On defense, the starting point is industrial consolidation. European defense procurement remains deeply inefficient, characterized by fragmentation and duplication across national systems. EU member states operate a far greater variety of weapons platforms than the United States, which benefits from much higher levels of standardization. Europe fields roughly a dozen to nearly 20 types of main battle tanks and maintains multiple parallel fighter-aircraft platforms rather than a unified fleet. Consolidation, however, is a generational project, shaped as much by politics and industrial policy as by strategy. It nonetheless needs to begin in earnest.

Then there is the question that has been deferred longest and can no longer be avoided: nuclear deterrence. France possesses an independent nuclear capability. For decades, French governments have been cautious about extending that deterrent to European partners, for reasons of doctrine, sovereignty, and complex domestic politics. Those reasons still exist, but the question of whether French nuclear deterrence can play a broader European role must be seriously considered, and Germany has opened this conversation. A continent that is serious about strategic autonomy cannot indefinitely outsource its ultimate security guarantee to a subscription-based provider.

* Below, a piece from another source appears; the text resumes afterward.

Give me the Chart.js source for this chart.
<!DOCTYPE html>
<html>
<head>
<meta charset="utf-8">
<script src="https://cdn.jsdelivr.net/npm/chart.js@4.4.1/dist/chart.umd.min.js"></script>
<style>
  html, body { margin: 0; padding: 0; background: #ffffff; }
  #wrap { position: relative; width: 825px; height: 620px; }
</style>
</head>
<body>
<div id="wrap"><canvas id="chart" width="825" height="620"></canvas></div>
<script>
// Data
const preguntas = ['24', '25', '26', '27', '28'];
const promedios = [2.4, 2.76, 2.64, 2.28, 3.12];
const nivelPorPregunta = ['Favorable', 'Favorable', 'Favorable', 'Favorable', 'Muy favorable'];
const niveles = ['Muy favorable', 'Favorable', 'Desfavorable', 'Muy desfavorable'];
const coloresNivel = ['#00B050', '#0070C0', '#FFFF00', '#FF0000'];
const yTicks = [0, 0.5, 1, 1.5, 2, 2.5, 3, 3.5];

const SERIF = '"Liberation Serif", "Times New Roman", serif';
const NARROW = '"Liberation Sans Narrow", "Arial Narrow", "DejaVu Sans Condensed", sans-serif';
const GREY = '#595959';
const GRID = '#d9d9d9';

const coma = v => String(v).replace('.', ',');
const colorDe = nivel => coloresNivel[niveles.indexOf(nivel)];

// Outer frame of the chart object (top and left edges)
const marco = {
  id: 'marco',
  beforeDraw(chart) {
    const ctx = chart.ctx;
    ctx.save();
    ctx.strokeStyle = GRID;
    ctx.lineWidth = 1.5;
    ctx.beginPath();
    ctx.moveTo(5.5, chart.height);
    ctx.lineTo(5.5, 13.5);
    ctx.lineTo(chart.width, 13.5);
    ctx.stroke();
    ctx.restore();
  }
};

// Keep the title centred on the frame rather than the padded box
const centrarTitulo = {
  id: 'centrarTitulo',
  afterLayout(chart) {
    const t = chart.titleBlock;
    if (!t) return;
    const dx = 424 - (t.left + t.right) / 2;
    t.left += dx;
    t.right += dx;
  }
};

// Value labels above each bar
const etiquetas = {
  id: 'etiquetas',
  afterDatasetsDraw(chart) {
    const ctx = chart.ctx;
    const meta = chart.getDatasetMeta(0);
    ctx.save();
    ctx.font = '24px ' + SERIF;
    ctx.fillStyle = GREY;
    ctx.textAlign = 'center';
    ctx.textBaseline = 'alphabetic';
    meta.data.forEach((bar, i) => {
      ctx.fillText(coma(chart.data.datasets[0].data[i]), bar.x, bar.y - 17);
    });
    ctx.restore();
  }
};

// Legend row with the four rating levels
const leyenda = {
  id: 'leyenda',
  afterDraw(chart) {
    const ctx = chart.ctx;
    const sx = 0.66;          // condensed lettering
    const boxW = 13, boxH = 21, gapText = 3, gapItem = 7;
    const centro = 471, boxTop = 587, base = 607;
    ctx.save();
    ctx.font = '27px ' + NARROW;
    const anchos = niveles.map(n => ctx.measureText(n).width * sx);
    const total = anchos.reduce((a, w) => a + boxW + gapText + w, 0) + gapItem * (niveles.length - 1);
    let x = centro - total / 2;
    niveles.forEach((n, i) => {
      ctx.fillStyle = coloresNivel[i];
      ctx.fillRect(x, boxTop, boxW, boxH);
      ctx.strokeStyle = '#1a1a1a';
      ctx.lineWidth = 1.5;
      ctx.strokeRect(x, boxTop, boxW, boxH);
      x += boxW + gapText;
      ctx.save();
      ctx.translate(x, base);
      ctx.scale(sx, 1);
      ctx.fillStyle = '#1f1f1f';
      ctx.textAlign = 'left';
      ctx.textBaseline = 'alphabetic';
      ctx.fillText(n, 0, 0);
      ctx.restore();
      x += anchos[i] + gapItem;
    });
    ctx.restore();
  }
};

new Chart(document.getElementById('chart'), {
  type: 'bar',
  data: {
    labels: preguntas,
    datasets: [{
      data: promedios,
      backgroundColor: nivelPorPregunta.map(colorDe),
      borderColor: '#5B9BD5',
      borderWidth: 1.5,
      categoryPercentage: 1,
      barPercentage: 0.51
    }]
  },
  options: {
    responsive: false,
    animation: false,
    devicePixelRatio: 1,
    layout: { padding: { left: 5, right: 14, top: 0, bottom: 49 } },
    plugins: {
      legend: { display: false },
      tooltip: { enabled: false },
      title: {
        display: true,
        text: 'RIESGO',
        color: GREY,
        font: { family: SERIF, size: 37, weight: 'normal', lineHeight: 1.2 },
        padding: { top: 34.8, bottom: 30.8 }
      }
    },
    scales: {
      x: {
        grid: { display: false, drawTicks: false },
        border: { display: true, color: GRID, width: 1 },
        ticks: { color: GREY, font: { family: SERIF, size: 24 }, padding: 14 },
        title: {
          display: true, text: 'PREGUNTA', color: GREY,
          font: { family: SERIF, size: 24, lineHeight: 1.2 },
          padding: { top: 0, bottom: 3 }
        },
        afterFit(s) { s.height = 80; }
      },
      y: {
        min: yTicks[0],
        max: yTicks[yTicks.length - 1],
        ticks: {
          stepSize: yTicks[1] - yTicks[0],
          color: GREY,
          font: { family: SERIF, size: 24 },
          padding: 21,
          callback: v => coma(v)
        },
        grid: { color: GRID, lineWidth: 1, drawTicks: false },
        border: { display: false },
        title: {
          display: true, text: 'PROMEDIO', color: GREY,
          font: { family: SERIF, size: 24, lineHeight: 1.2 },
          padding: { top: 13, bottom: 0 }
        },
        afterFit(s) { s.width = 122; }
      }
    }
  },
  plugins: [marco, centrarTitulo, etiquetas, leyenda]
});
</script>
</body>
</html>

Through decades of painstaking construction, compromise, and the hard-learned lesson that the alternative was catastrophe, Europe pulled together in the past. Now, with the external guarantee that allowed Europe to build inward rather than arm outward gone, the United States has presented Europe with a bill for service and made clear that it expects to be paid.

Europe will need to pay that bill for now, while reforming internally and building the capacity to eventually negotiate better terms. A better alternative is not in sight.